La période des origines

    Parmi les manifestations mariales de l’époque, l’une d’entre elles eut un retentissement particulier : la célébration, repoussée à 1927 à cause de la mort de l’évêque qui en avait eu l’initiative, du 1050e anniversaire du don du voile de Notre-Dame fait à Chartres par Charles-le-Chauve en 876. Ces fêtes mariales furent l’occasion d’émettre le vœu que soient organisés des « congrès marials nationaux », sur le modèle des congrès eucharistiques nationaux. C’est ainsi que se constitue, le 18 juin 1929, sous la présidence de Mgr Harscouët, évêque de Chartres, le comité national chargé de les promouvoir. Le premier de ces congrès, qui vont devenir quadriennaux, se tient à Lourdes en 1930. Ce seront ensuite, pour s’en tenir à la période d’avant-guerre, ceux de Liesse en 1934 et Boulogne-sur-Mer en1938. Ces congrès qui se veulent des actes cultuels centrés sur le mystère de Marie entendent également dispenser un enseignement en rapport avec le sujet retenu par chacun d’eux. Aussi des théologiens spécialistes se trouvent-ils engagés dans le mouvement.  
    À l’heure même de ces grands rassemblements, le souci se manifeste de préciser, à travers des enquêtes, la place tenue par la dévotion mariale dans l’Église. Le bilan de celles qui sont lancées par les scolastiques de Jersey, en 1933 pour les jeunes et d’une manière plus globale en 1934, pose la question du lien entre l’apostolat, en particulier dans le cadre des mouvements d’Action catholique, et une authentique dévotion mariale, ce qui renvoie au problème plus général de la formation doctrinale des laïcs.

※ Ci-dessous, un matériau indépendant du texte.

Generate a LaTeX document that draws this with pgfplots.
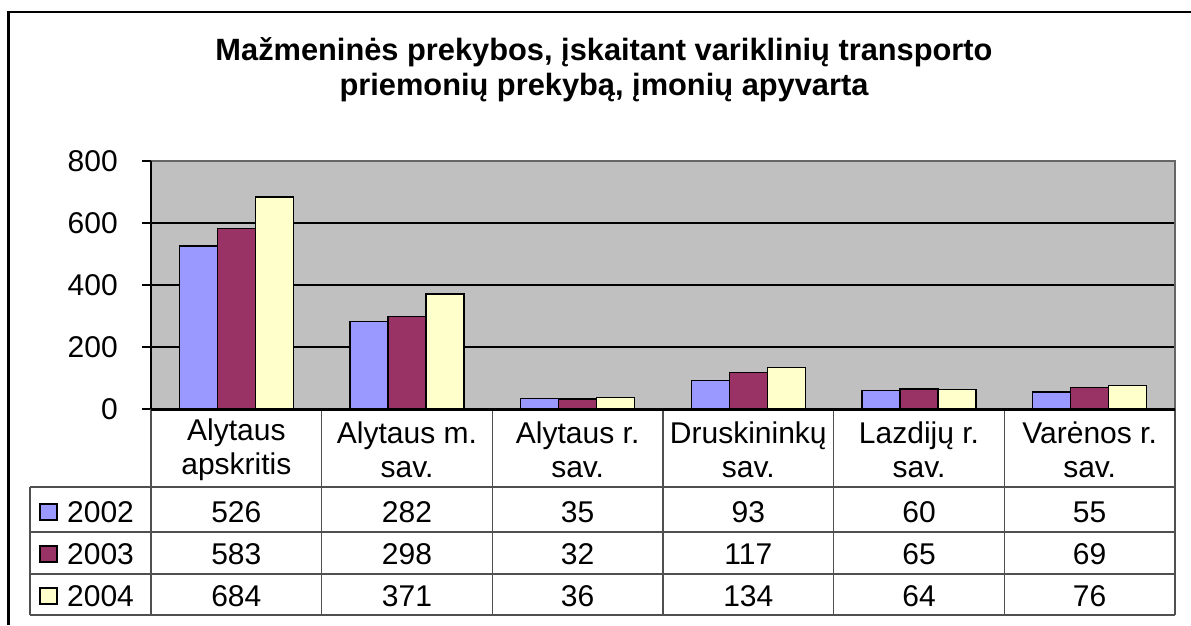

    Le père Benjamin Morineau (1876-1949), fondateur de la Société française d’études mariales, se situe précisément au carrefour entre ces deux initiatives. D’une part, en effet, il est un des neuf membres du bureau constitué par Mgr Harscouët en 1927. Il y mesure la nécessité de constituer, entre les théologiens qui apportent leur contribution aux congrès marials, une véritable équipe de travail, pour promouvoir et approfondir l’étude de la mariologie en France. Une telle recherche sera utile, pense-t-il, par ses retombées sur les congrès marials et les œuvres mariales. Il insiste d’autant plus sur ce point qu’il perçoit, comme le traduit l’enquête de 1934, que les fidèles ont besoin d’être éclairés ou libérés de leurs hésitations car les directeurs d’œuvres sont souvent très silencieux à propos de la dévotion mariale. C’est dans cette ligne que s’inscrit sa brochure Marie et l’Action catholique qui paraîtra en 1938. Sans être lui-même à proprement parler ni un théologien ni un universitaire, il a néanmoins acquis la conviction que, dans le domaine marial, les exigences d’une formation doctrinale sous-tendue par une étude sérieuse sont de plus en plus pressantes. Ce n’est d’ailleurs pas un hasard si toute cette germination intervient  dans le contexte de la célébration du XVe centenaire du concile d’Éphèse (1931) qui souligne l’importance de l’étude pour l’approfondissement doctrinal.
    C’est lors du congrès marial de Liesse de 1934, que le père Morineau suggère la création d’une Société française d’études mariales pour « promouvoir l’étude du Mystère de Marie, dans l’intelligence duquel on voudrait pénétrer davantage ». Dans La Vie spirituelle du 1er novembre 1934, il en annonce la fondation imminente.
    Quant à la méthode de travail, les objectifs de la Société sont doubles. D’une part, ils sont le fruit de l’itinéraire intellectuel et spirituel de Benjamin Morineau. Confronté à la crise moderniste lorsqu’il était professeur à Juilly entre 1907 et 1911, il avait trouvé la réponse au trouble que lui procurait la lecture de Loisy à un double niveau : philosophique dans les écrits de Maurice Blondel avec lequel il entretient également une correspondance régulière, et spirituel, dans le Mystère de Marie. C’est cette ligne qu’il insuffle à ses origines à la Société française d’études mariales : elle entend faire un travail solide, conciliant les exigences de la raison et celles de la foi. D’autre part, elle souhaite travailler dans l’ombre, sans rechercher une grande publicité, et dans un climat très fraternel de simplicité et d’amitié. Le fondateur le souligne dans la présentation qu’il fait de la Société, au lendemain de sa première session qui se tient chez les jésuites à Paray-le-Monial les 4 et 5 septembre 1935 :
    « Ouverte aux théologiens et aux érudits qu’attire le problème de Marie et qui veulent prendre une part active à ses travaux, la société espère continuer son effort dans cette atmosphère d’intellectualité très décidée et de cordialité très simple où, après avoir prié filialement la très saint Vierge, on fait du bon travail. »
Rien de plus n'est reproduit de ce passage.